**What to work on:**
Reproduce all the material exactly, minus any pictures it holds.

**Collected material:**

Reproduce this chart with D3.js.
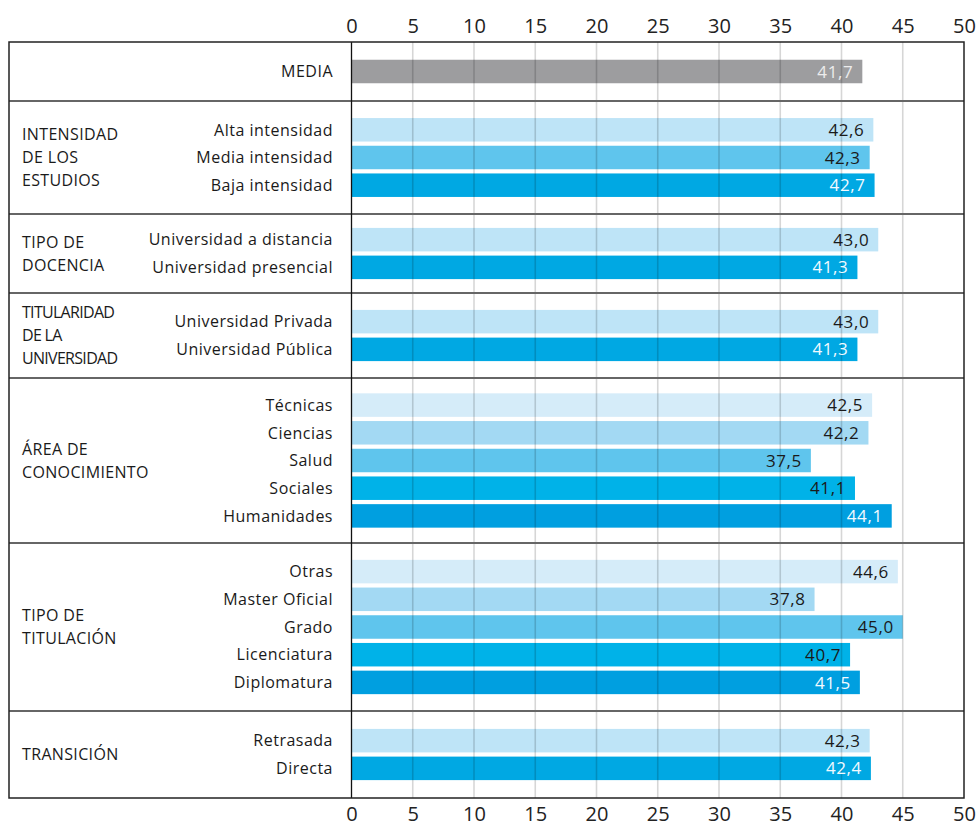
<!DOCTYPE html>
<meta charset="utf-8">
<script src="https://d3js.org/d3.v7.min.js"></script>
<body>
<svg width="980" height="826"></svg>
<style type="text/css">
body{
    margin: 0;
    font-family: 'Open Sans', sans-serif;
    background: #fff;
}
text{
    fill: #1a1a1a;
}
</style>
<script>
    // ---- data ----
    const groupNames = [
        [],
        ['INTENSIDAD', 'DE LOS', 'ESTUDIOS'],
        ['TIPO DE', 'DOCENCIA'],
        ['TITULARIDAD', 'DE LA', 'UNIVERSIDAD'],
        ['ÁREA DE', 'CONOCIMIENTO'],
        ['TIPO DE', 'TITULACIÓN'],
        ['TRANSICIÓN']
    ];
    const categories = [
        'MEDIA',
        'Alta intensidad', 'Media intensidad', 'Baja intensidad',
        'Universidad a distancia', 'Universidad presencial',
        'Universidad Privada', 'Universidad Pública',
        'Técnicas', 'Ciencias', 'Salud', 'Sociales', 'Humanidades',
        'Otras', 'Master Oficial', 'Grado', 'Licenciatura', 'Diplomatura',
        'Retrasada', 'Directa'
    ];
    const values = [
        41.7,
        42.6, 42.3, 42.7,
        43.0, 41.3,
        43.0, 41.3,
        42.5, 42.2, 37.5, 41.1, 44.1,
        44.6, 37.8, 45.0, 40.7, 41.5,
        42.3, 42.4
    ];
    const groupOf = [0, 1, 1, 1, 2, 2, 3, 3, 4, 4, 4, 4, 4, 5, 5, 5, 5, 5, 6, 6];
    const ticks = [0, 5, 10, 15, 20, 25, 30, 35, 40, 45, 50];

    // ---- styles: shades by group size ----
    const shades = {
        1: [['#9d9d9f', '#ececec']],
        2: [['#bee4f7', '#1a1a1a'], ['#00a8e3', '#f2faff']],
        3: [['#bee4f7', '#1a1a1a'], ['#5fc5ed', '#1a1a1a'], ['#00a8e3', '#f2faff']],
        5: [['#d5ecf9', '#1a1a1a'], ['#a3d9f3', '#1a1a1a'], ['#5fc5ed', '#1a1a1a'],
            ['#00b2e8', '#1a1a1a'], ['#009fe0', '#f2faff']]
    };
    // extra vertical space in each block (layout)
    const groupPad = [31.3, 29.9, 23.6, 29.6, 26.5, 29.5, 31.6];

    const frameL = 9, frameR = 964, frameT = 42, frameB = 798;
    const step = 27.7, barH = 23.5;

    const x = d3.scaleLinear().domain([0, 50]).range([351.5, 964]);

    const rows = categories.map((c, i) => ({name: c, value: values[i], group: groupOf[i]}));
    const groups = groupNames.map((g, gi) => ({lines: g, rows: rows.filter(r => r.group === gi)}));

    let yCur = frameT;
    groups.forEach((g, gi) => {
        const pad = groupPad[gi];
        g.y0 = yCur;
        g.y1 = yCur + g.rows.length * step + pad;
        const band = d3.scaleBand()
            .domain(g.rows.map(r => r.name))
            .range([g.y0 + pad / 2, g.y1 - pad / 2]);
        const pal = shades[g.rows.length];
        g.rows.forEach((r, i) => {
            r.cy = band(r.name) + band.bandwidth() / 2;
            r.fill = pal[i][0];
            r.labelColor = pal[i][1];
        });
        yCur = g.y1;
    });

    const svg = d3.select('svg');

    // bars
    svg.append('g').selectAll('rect').data(rows).enter().append('rect')
        .attr('x', x(0))
        .attr('y', d => d.cy - barH / 2)
        .attr('width', d => x(d.value) - x(0))
        .attr('height', barH)
        .attr('fill', d => d.fill);

    // grid lines over bars
    svg.append('g').selectAll('line').data(ticks.filter(t => t > 0 && t < 50)).enter().append('line')
        .attr('x1', d => x(d)).attr('x2', d => x(d))
        .attr('y1', frameT).attr('y2', frameB)
        .attr('stroke', 'rgba(0,0,0,0.16)')
        .attr('stroke-width', 1.6);

    // value labels
    svg.append('g').selectAll('text').data(rows).enter().append('text')
        .attr('x', d => x(d.value) - 9)
        .attr('y', d => d.cy)
        .attr('dy', '0.36em')
        .attr('text-anchor', 'end')
        .style('font-size', '17px')
        .style('letter-spacing', '0.6px')
        .style('fill', d => d.labelColor)
        .text(d => d3.format('.1f')(d.value).replace('.', ','));

    // category labels
    svg.append('g').selectAll('text').data(rows).enter().append('text')
        .attr('x', 333)
        .attr('y', d => d.cy)
        .attr('dy', '0.36em')
        .attr('text-anchor', 'end')
        .style('font-size', '16px')
        .style('letter-spacing', '0.5px')
        .text(d => d.name);

    // group labels
    const lineH = 23;
    groups.forEach(g => {
        if (!g.lines.length) return;
        const mid = (g.y0 + g.y1) / 2;
        const t = svg.append('text')
            .attr('x', 22)
            .style('font-size', '16px')
            .style('letter-spacing', g.lines[0] === 'TITULARIDAD' ? '-0.7px' : '0.35px');
        g.lines.forEach((l, i) => {
            t.append('tspan')
                .attr('x', 22)
                .attr('y', mid + (i - (g.lines.length - 1) / 2) * lineH)
                .attr('dy', '0.36em')
                .text(l);
        });
    });

    // group separators
    svg.append('g').selectAll('line').data(groups.slice(0, -1)).enter().append('line')
        .attr('x1', frameL).attr('x2', frameR)
        .attr('y1', d => d.y1).attr('y2', d => d.y1)
        .attr('stroke', '#666')
        .attr('stroke-width', 2);

    // zero line
    svg.append('line')
        .attr('x1', x(0)).attr('x2', x(0))
        .attr('y1', frameT).attr('y2', frameB)
        .attr('stroke', '#111')
        .attr('stroke-width', 1.3);

    // outer frame
    svg.append('rect')
        .attr('x', frameL).attr('y', frameT)
        .attr('width', frameR - frameL).attr('height', frameB - frameT)
        .attr('fill', 'none')
        .attr('stroke', '#222')
        .attr('stroke-width', 1.5);

    // axes, top and bottom
    const axisTop = d3.axisTop(x).tickValues(ticks).tickSize(0).tickPadding(9);
    const axisBottom = d3.axisBottom(x).tickValues(ticks).tickSize(0).tickPadding(9);

    svg.append('g').attr('transform', `translate(0,${frameT})`).call(axisTop)
        .call(g => g.select('.domain').remove())
        .selectAll('text').style('font-size', '20px').style('font-family', 'Open Sans').style('fill', '#222');
    svg.append('g').attr('transform', `translate(0,${frameB})`).call(axisBottom)
        .call(g => g.select('.domain').remove())
        .selectAll('text').style('font-size', '20px').style('font-family', 'Open Sans').style('fill', '#222');
</script>
</body>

**Answer to the task:**
Reproduce this chart with D3.js.
<!DOCTYPE html>
<meta charset="utf-8">
<script src="https://d3js.org/d3.v7.min.js"></script>
<body>
<svg width="980" height="826"></svg>
<style type="text/css">
body{
    margin: 0;
    font-family: 'Open Sans', sans-serif;
    background: #fff;
}
text{
    fill: #1a1a1a;
}
</style>
<script>
    // ---- data ----
    const groupNames = [
        [],
        ['INTENSIDAD', 'DE LOS', 'ESTUDIOS'],
        ['TIPO DE', 'DOCENCIA'],
        ['TITULARIDAD', 'DE LA', 'UNIVERSIDAD'],
        ['ÁREA DE', 'CONOCIMIENTO'],
        ['TIPO DE', 'TITULACIÓN'],
        ['TRANSICIÓN']
    ];
    const categories = [
        'MEDIA',
        'Alta intensidad', 'Media intensidad', 'Baja intensidad',
        'Universidad a distancia', 'Universidad presencial',
        'Universidad Privada', 'Universidad Pública',
        'Técnicas', 'Ciencias', 'Salud', 'Sociales', 'Humanidades',
        'Otras', 'Master Oficial', 'Grado', 'Licenciatura', 'Diplomatura',
        'Retrasada', 'Directa'
    ];
    const values = [
        41.7,
        42.6, 42.3, 42.7,
        43.0, 41.3,
        43.0, 41.3,
        42.5, 42.2, 37.5, 41.1, 44.1,
        44.6, 37.8, 45.0, 40.7, 41.5,
        42.3, 42.4
    ];
    const groupOf = [0, 1, 1, 1, 2, 2, 3, 3, 4, 4, 4, 4, 4, 5, 5, 5, 5, 5, 6, 6];
    const ticks = [0, 5, 10, 15, 20, 25, 30, 35, 40, 45, 50];

    // ---- styles: shades by group size ----
    const shades = {
        1: [['#9d9d9f', '#ececec']],
        2: [['#bee4f7', '#1a1a1a'], ['#00a8e3', '#f2faff']],
        3: [['#bee4f7', '#1a1a1a'], ['#5fc5ed', '#1a1a1a'], ['#00a8e3', '#f2faff']],
        5: [['#d5ecf9', '#1a1a1a'], ['#a3d9f3', '#1a1a1a'], ['#5fc5ed', '#1a1a1a'],
            ['#00b2e8', '#1a1a1a'], ['#009fe0', '#f2faff']]
    };
    // extra vertical space in each block (layout)
    const groupPad = [31.3, 29.9, 23.6, 29.6, 26.5, 29.5, 31.6];

    const frameL = 9, frameR = 964, frameT = 42, frameB = 798;
    const step = 27.7, barH = 23.5;

    const x = d3.scaleLinear().domain([0, 50]).range([351.5, 964]);

    const rows = categories.map((c, i) => ({name: c, value: values[i], group: groupOf[i]}));
    const groups = groupNames.map((g, gi) => ({lines: g, rows: rows.filter(r => r.group === gi)}));

    let yCur = frameT;
    groups.forEach((g, gi) => {
        const pad = groupPad[gi];
        g.y0 = yCur;
        g.y1 = yCur + g.rows.length * step + pad;
        const band = d3.scaleBand()
            .domain(g.rows.map(r => r.name))
            .range([g.y0 + pad / 2, g.y1 - pad / 2]);
        const pal = shades[g.rows.length];
        g.rows.forEach((r, i) => {
            r.cy = band(r.name) + band.bandwidth() / 2;
            r.fill = pal[i][0];
            r.labelColor = pal[i][1];
        });
        yCur = g.y1;
    });

    const svg = d3.select('svg');

    // bars
    svg.append('g').selectAll('rect').data(rows).enter().append('rect')
        .attr('x', x(0))
        .attr('y', d => d.cy - barH / 2)
        .attr('width', d => x(d.value) - x(0))
        .attr('height', barH)
        .attr('fill', d => d.fill);

    // grid lines over bars
    svg.append('g').selectAll('line').data(ticks.filter(t => t > 0 && t < 50)).enter().append('line')
        .attr('x1', d => x(d)).attr('x2', d => x(d))
        .attr('y1', frameT).attr('y2', frameB)
        .attr('stroke', 'rgba(0,0,0,0.16)')
        .attr('stroke-width', 1.6);

    // value labels
    svg.append('g').selectAll('text').data(rows).enter().append('text')
        .attr('x', d => x(d.value) - 9)
        .attr('y', d => d.cy)
        .attr('dy', '0.36em')
        .attr('text-anchor', 'end')
        .style('font-size', '17px')
        .style('letter-spacing', '0.6px')
        .style('fill', d => d.labelColor)
        .text(d => d3.format('.1f')(d.value).replace('.', ','));

    // category labels
    svg.append('g').selectAll('text').data(rows).enter().append('text')
        .attr('x', 333)
        .attr('y', d => d.cy)
        .attr('dy', '0.36em')
        .attr('text-anchor', 'end')
        .style('font-size', '16px')
        .style('letter-spacing', '0.5px')
        .text(d => d.name);

    // group labels
    const lineH = 23;
    groups.forEach(g => {
        if (!g.lines.length) return;
        const mid = (g.y0 + g.y1) / 2;
        const t = svg.append('text')
            .attr('x', 22)
            .style('font-size', '16px')
            .style('letter-spacing', g.lines[0] === 'TITULARIDAD' ? '-0.7px' : '0.35px');
        g.lines.forEach((l, i) => {
            t.append('tspan')
                .attr('x', 22)
                .attr('y', mid + (i - (g.lines.length - 1) / 2) * lineH)
                .attr('dy', '0.36em')
                .text(l);
        });
    });

    // group separators
    svg.append('g').selectAll('line').data(groups.slice(0, -1)).enter().append('line')
        .attr('x1', frameL).attr('x2', frameR)
        .attr('y1', d => d.y1).attr('y2', d => d.y1)
        .attr('stroke', '#666')
        .attr('stroke-width', 2);

    // zero line
    svg.append('line')
        .attr('x1', x(0)).attr('x2', x(0))
        .attr('y1', frameT).attr('y2', frameB)
        .attr('stroke', '#111')
        .attr('stroke-width', 1.3);

    // outer frame
    svg.append('rect')
        .attr('x', frameL).attr('y', frameT)
        .attr('width', frameR - frameL).attr('height', frameB - frameT)
        .attr('fill', 'none')
        .attr('stroke', '#222')
        .attr('stroke-width', 1.5);

    // axes, top and bottom
    const axisTop = d3.axisTop(x).tickValues(ticks).tickSize(0).tickPadding(9);
    const axisBottom = d3.axisBottom(x).tickValues(ticks).tickSize(0).tickPadding(9);

    svg.append('g').attr('transform', `translate(0,${frameT})`).call(axisTop)
        .call(g => g.select('.domain').remove())
        .selectAll('text').style('font-size', '20px').style('font-family', 'Open Sans').style('fill', '#222');
    svg.append('g').attr('transform', `translate(0,${frameB})`).call(axisBottom)
        .call(g => g.select('.domain').remove())
        .selectAll('text').style('font-size', '20px').style('font-family', 'Open Sans').style('fill', '#222');
</script>
</body>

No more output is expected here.